The second problem though is even more fundamental: We constructed our societies and legal systems around the idea that “work” equals “time spent”. We idealize the workaholic who puts in 50, 60 or 100 hours every week. Who pulls all-nighters to save the critical project in the last minute. Who spends his nights, weekends and vacation working from home. We look down in disdain on the slacker who goes home early to care for their children, or just to lie in the sun on a beautiful day.

It’s easy to measure how much time someone spends sitting at their desk, and to pay them more if they do more of that. But it’s hard to measure how much impact their work has on the long-term success of the company. And it’s almost impossible to codify that in a contract that’s compliant with employment laws in most European countries.


I am deeply convinced that much of that has to change if we want to thrive as a society. If we want to empower employees to be smart about how they spend their time, many things have to happen: We need to create tools that allow for easy automation of mundane work. We need to put those tools into the hands of those who know the most about what that mundane work looks like, namely the individuals who do it manually today.

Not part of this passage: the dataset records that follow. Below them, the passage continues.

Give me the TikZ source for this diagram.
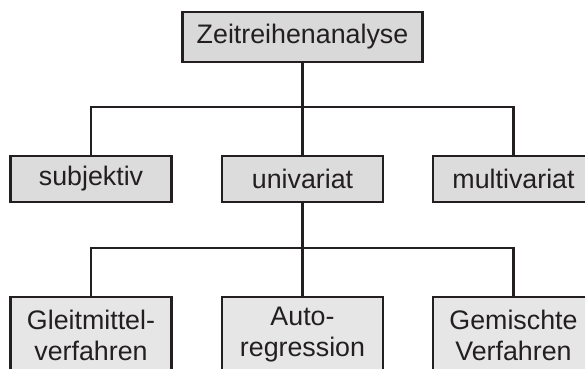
\documentclass[tikz,border=0pt]{standalone}
\usepackage{fontspec}
\setmainfont{Liberation Sans}
\definecolor{ink}{HTML}{231F20}
\definecolor{fillA}{HTML}{D9D9D9}
\definecolor{fillB}{HTML}{DCDCDC}
\definecolor{fillC}{HTML}{E6E6E6}
\begin{document}
\begin{tikzpicture}[x=1pt,y=-1pt,
  box/.style={draw=ink, line width=2.2pt, text=ink, align=center, inner sep=0pt,
    font=\fontsize{26.8}{31}\selectfont, minimum width=161pt, minimum height=46pt},
  link/.style={draw=ink, line width=2.2pt}]
\useasboundingbox (0,0) rectangle (585,368);
\clip (0,0) rectangle (585,368);

% root
\node[box, fill=fillA, minimum width=240pt, minimum height=50pt] (root) at (302.5,37) {Zeitreihenanalyse};

% second level
\node[box, fill=fillB] (subj)  at (91,179)    {subjektiv};
\node[box, fill=fillB] (univ)  at (302.5,179) {univariat};
\node[box, fill=fillB] (multi) at (513.5,179) {multivariat};

% third level
\node[box, fill=fillC, minimum height=76pt] (gleit) at (91,335)    {Gleitmittel-\\verfahren};
\node[box, fill=fillC, minimum height=76pt] (auto)  at (302.5,335) {Auto-\\regression};
\node[box, fill=fillC, minimum height=76pt] (gem)   at (513.5,335) {Gemischte\\Verfahren};

% junctions
\coordinate (j1) at (302.5,107);
\coordinate (j2) at (302.5,248);

% connectors
\draw[link] (root.south) -- (univ.north);
\draw[link] (subj.north) |- (j1) -| (multi.north);
\draw[link] (univ.south) -- (auto.north);
\draw[link] (gleit.north) |- (j2) -| (gem.north);
\end{tikzpicture}
\end{document}
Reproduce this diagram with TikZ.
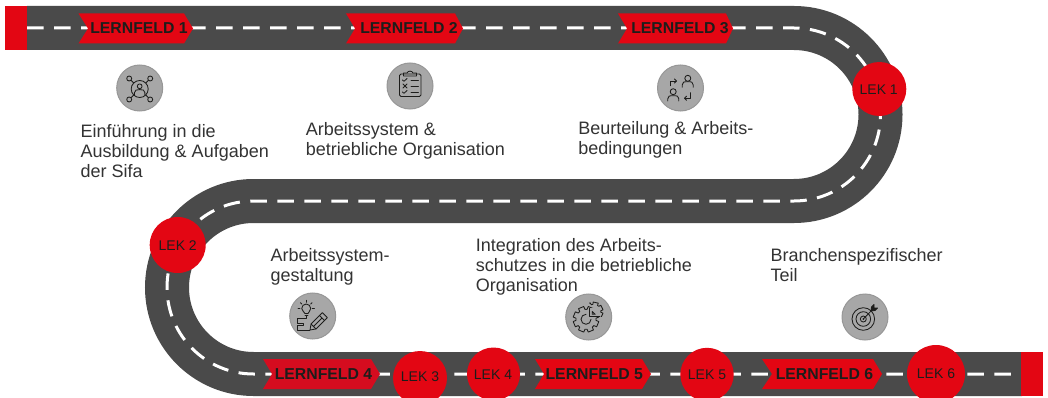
\documentclass[tikz,border=0pt]{standalone}
\usepackage{fontspec}
\usetikzlibrary{calc}
\setmainfont{Liberation Sans}
\definecolor{road}{HTML}{4A4A4A}
\definecolor{brand}{HTML}{E30613}
\definecolor{brandb}{HTML}{D50C1F}
\definecolor{ink}{HTML}{1D1D1B}
\definecolor{body}{HTML}{333333}
\definecolor{disc}{HTML}{A7A7A7}
\definecolor{rim}{HTML}{979797}
\tikzset{
  roadbed/.style={draw=road,line width=44pt},
  lanemark/.style={draw=white,line width=3pt,dash pattern=on 16.5pt off 10.5pt},
  endblock/.style={fill=brand},
  chevfill/.style={fill=brand},
  chevtext/.style={font=\fontsize{15.8}{18}\selectfont\bfseries,text=ink,anchor=base,inner sep=0pt},
  lekdisc/.style={circle,fill=brand,inner sep=0pt},
  lektext/.style={font=\fontsize{14}{16}\selectfont,text=ink,anchor=base,inner sep=0pt},
  icondisc/.style={circle,fill=disc,draw=rim,line width=1pt,minimum size=46pt,inner sep=0pt},
  ic/.style={draw=ink,line width=.85pt,line join=round,line cap=round},
  caption/.style={font=\fontsize{18}{20}\selectfont,text=body,align=left,anchor=north west,inner sep=0pt},
}
\newcommand{\firstln}{\rule{0pt}{13.5pt}}
\newcommand{\chev}[6]{% x0,notch,body,tip,y,fill
  \fill[chevfill,#6] (#1,#5-15) -- (#3,#5-15) -- (#4,#5) -- (#3,#5+15) -- (#1,#5+15) -- (#2,#5) -- cycle;}
\newcommand{\gearpath}[3]{% rout, rin, teeth
  \draw[ic] (0:#2) \foreach \k in {1,...,#3}{
    -- ({(\k-1)*360/#3+6}:#2) -- ({(\k-1)*360/#3+10}:#1) -- ({(\k-1)*360/#3+360/#3-10}:#1)
    -- ({(\k-1)*360/#3+360/#3-6}:#2) -- ({\k*360/#3}:#2)} -- cycle;}
\begin{document}
\begin{tikzpicture}[x=1pt,y=-1pt]
\useasboundingbox (0,0) rectangle (1048,398);
\clip (0,0) rectangle (1048,398);
\fill[white] (0,0) rectangle (1048,398);
% road
\coordinate (rs) at (27,28);
\coordinate (ra) at (794,28);
\coordinate (rb) at (794,201);
\coordinate (rc) at (253.5,201);
\coordinate (rd) at (253.5,374);
\coordinate (re) at (1022,374);
\draw[roadbed] (rs) -- (ra) arc[start angle=-90,end angle=90,radius=86.5] -- (rc) arc[start angle=-90,end angle=-270,radius=86.5] -- (re);
\draw[lanemark] (rs) -- (ra) arc[start angle=-90,end angle=90,radius=86.5] -- (rc) arc[start angle=-90,end angle=-270,radius=86.5] -- (re);
\fill[endblock] (5,6) rectangle (27,50);
\fill[endblock] (1021,352) rectangle (1043,396);
% chevrons
\chev{78.5}{88}{184}{193}{28.5}{}
\chev{346}{355}{455}{463}{28.5}{}
\chev{618}{627}{726}{733}{28.5}{}
\chev{263}{272}{371}{380}{374}{fill=brandb}
\chev{535}{544}{642}{651}{374}{}
\chev{762}{772}{873}{882}{374}{}
\node[chevtext] (lf1) at (139,34) {LERNFELD 1};
\node[chevtext] (lf2) at (409,34) {LERNFELD 2};
\node[chevtext] (lf3) at (680,34) {LERNFELD 3};
\node[chevtext] (lf4) at (323.5,379.5) {LERNFELD 4};
\node[chevtext] (lf5) at (594.3,379.5) {LERNFELD 5};
\node[chevtext] (lf6) at (824.5,379.5) {LERNFELD 6};
% LEK discs
\node[lekdisc,minimum size=54pt] (d1) at (879.3,89) {};
\node[lekdisc,minimum size=56pt] (d2) at (177.7,245) {};
\node[lekdisc,minimum size=54pt] (d3) at (420,378) {};
\node[lekdisc,minimum size=53pt] (d4) at (493.5,374) {};
\node[lekdisc,minimum size=53.4pt] (d5) at (707,374.5) {};
\node[lekdisc,minimum size=58pt] (d6) at (936,374) {};
\node[lektext] (k1) at (878.7,94.3) {LEK 1};
\node[lektext] (k2) at (177.7,250) {LEK 2};
\node[lektext] (k3) at (420,381.7) {LEK 3};
\node[lektext] (k4) at (493,379.3) {LEK 4};
\node[lektext] (k5) at (707,379.3) {LEK 5};
\node[lektext] (k6) at (936,378) {LEK 6};
% captions
\node[caption] (t1) at (80.5,123.5) {\firstln Einführung in die\\Ausbildung \& Aufgaben\\der Sifa};
\node[caption] (t2) at (305.7,121.5) {\firstln Arbeitssystem \&\\betriebliche Organisation};
\node[caption] (t3) at (578.2,120.5) {\firstln Beurteilung \& Arbeits-\\bedingungen};
\node[caption] (t4) at (270.4,247.5) {\firstln Arbeitssystem-\\gestaltung};
\node[caption] (t5) at (475.6,237.5) {\firstln Integration des Arbeits-\\schutzes in die betriebliche\\Organisation};
\node[caption] (t6) at (770.3,247.5) {\firstln Branchenspezifischer\\Teil};
% icon discs
\node[icondisc] (i1) at (139.7,88) {};
\node[icondisc] (i2) at (410,86) {};
\node[icondisc] (i3) at (680.5,88) {};
\node[icondisc] (i4) at (312.7,316) {};
\node[icondisc] (i5) at (588.7,317) {};
\node[icondisc] (i6) at (865,317) {};
% icon 1: person in a network
\begin{scope}[shift={(139.7,89)}]
  \draw[ic] (0,0) circle[radius=8.5];
  \draw[ic] (0,-2.7) circle[radius=2.4];
  \draw[ic] (-5.2,5.6) -- (-5.2,3.6) .. controls (-5.2,1) and (-3,.6) .. (0,.6) .. controls (3,.6) and (5.2,1) .. (5.2,3.6) -- (5.2,5.6);
  \foreach \sx/\sy in {-1/-1,1/-1,-1/1,1/1}{
    \draw[ic] (\sx*10.5,\sy*10.5) circle[radius=2.5];
    \draw[ic] (\sx*8.7,\sy*8.7) -- (\sx*6,\sy*6);
  }
\end{scope}
% icon 2: clipboard
\begin{scope}[shift={(410,86)}]
  \draw[ic,rounded corners=1.5pt] (-10.5,-12) rectangle (11,10.5);
  \draw[ic] (-6.5,-10) -- (-6.5,-13) -- (-3,-13) .. controls (-2,-15.5) and (2,-15.5) .. (3,-13) -- (6.5,-13) -- (6.5,-10) -- cycle;
  \foreach \yy in {-6,0,6}{\draw[ic] (1,\yy) -- (8.5,\yy);}
  \draw[ic] (-7.5,-6) -- (-6,-4.7) -- (-3,-7.5);
  \draw[ic] (-7,-2) -- (-3,2) (-3,-2) -- (-7,2);
  \draw[ic] (-7.5,6) -- (-6,7.3) -- (-3,4.5);
\end{scope}
% icon 3: exchange between two persons
\begin{scope}[shift={(680.5,88)}]
  \draw[ic] (7.3,-9.7) circle[radius=3];
  \draw[ic] (1.7,-.7) -- (1.7,-3) .. controls (1.7,-6) and (3.5,-6.3) .. (7.3,-6.3) .. controls (11,-6.3) and (12.7,-6) .. (12.7,-3) -- (12.7,-.7);
  \draw[ic] (-7.3,3.7) circle[radius=3];
  \draw[ic] (-12.7,13) -- (-12.7,10.7) .. controls (-12.7,8) and (-11,7.7) .. (-7.3,7.7) .. controls (-3.5,7.7) and (-1.7,8) .. (-1.7,10.7) -- (-1.7,13);
  \draw[ic] (-9.7,-2.3) -- (-9.7,-7) -- (-4.5,-7);
  \draw[ic] (-6,-9) -- (-4,-7) -- (-6,-5);
  \draw[ic] (10,4.7) -- (10,10.3) -- (4.5,10.3);
  \draw[ic] (6,8.3) -- (4,10.3) -- (6,12.3);
\end{scope}
% icon 4: bulb and pencil
\begin{scope}[shift={(312.7,316)}]
  \draw[ic] (-7.7,-2.5) .. controls (-8,-4) and (-11,-5) .. (-11,-7.5) arc[start angle=180,end angle=360,radius=4.5] .. controls (-2,-5) and (-4.5,-4) .. (-4.7,-2.5) -- cycle;
  \draw[ic] (-7.7,-.7) -- (-4.7,-.7);
  \foreach \a in {180,225,270,315,360}{\draw[ic] ($(-6.5,-7.5)+(\a:6.2)$) -- ($(-6.5,-7.5)+(\a:8.2)$);}
  \draw[ic] (-6,-.7) -- (-6,2) -- (-15,2) -- (-15,7) -- (-9,7) -- (-9,9.5) -- (-15,9.5) -- (-15,14) -- (-3,14);
  \begin{scope}[shift={(-2.7,14)},rotate=45]
    \draw[ic] (0,0) -- (5,-3.5) -- (21,-3.5) -- (21,3.5) -- (5,3.5) -- cycle;
    \draw[ic] (5,-3.5) -- (5,3.5) (17,-3.5) -- (17,3.5) (5,0) -- (17,0);
  \end{scope}
\end{scope}
% icon 5: gears
\begin{scope}[shift={(588.7,317)}]
  \begin{scope}[shift={(-2.7,2.3)}]
    \gearpath{13}{10}{8}
    \draw[ic] (5,0) arc[start angle=0,end angle=270,radius=5];
  \end{scope}
  \fill[disc] (.7,-9) rectangle (14,-.3);
  \draw[ic] (.7,-9) -- (.7,-.3) -- (11,-.3);
  \draw[ic] (3.5,-2.7) -- (3.5,-5.5) -- (6.5,-2.7) -- cycle;
  \begin{scope}
    \clip (.7,-16) rectangle (16,-.3);
    \begin{scope}[shift={(5,-5.5)}]
      \gearpath{9.5}{7.2}{7}
    \end{scope}
  \end{scope}
\end{scope}
% icon 6: target
\begin{scope}[shift={(865,317)}]
  \foreach \rr in {11.3,7.3,3}{\draw[ic] (-1.7,2) circle[radius=\rr];}
  \fill[ink] (-1.7,2) circle[radius=1];
  \draw[ic] (-1.7,2) -- (8.5,-8.5);
  \draw[ic,fill=ink] (6,-6) -- (6.5,-10) -- (9,-12.5) -- (9,-9) -- (12.5,-9) -- (10,-6.5) -- cycle;
\end{scope}
\end{tikzpicture}
\end{document}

We also need to create systems to evaluate the outcome of work, not just the output we produce or the hours we put in. We need to create legal frameworks that protect workers in outcome oriented organizations, both from corporate exploitation and from getting caught in ego-driven workaholism. And we need to change our view of what productive work is. Instead of looking down on the colleague who goes home early because he was smart enough to automate parts of his job, we should put him on a pedestal. And we should challenge the workaholic to work fewer hours, but in a smarter way.

I guess life is short, after all. Let’s use the time we have as well as we can. And let’s let technology help us do that.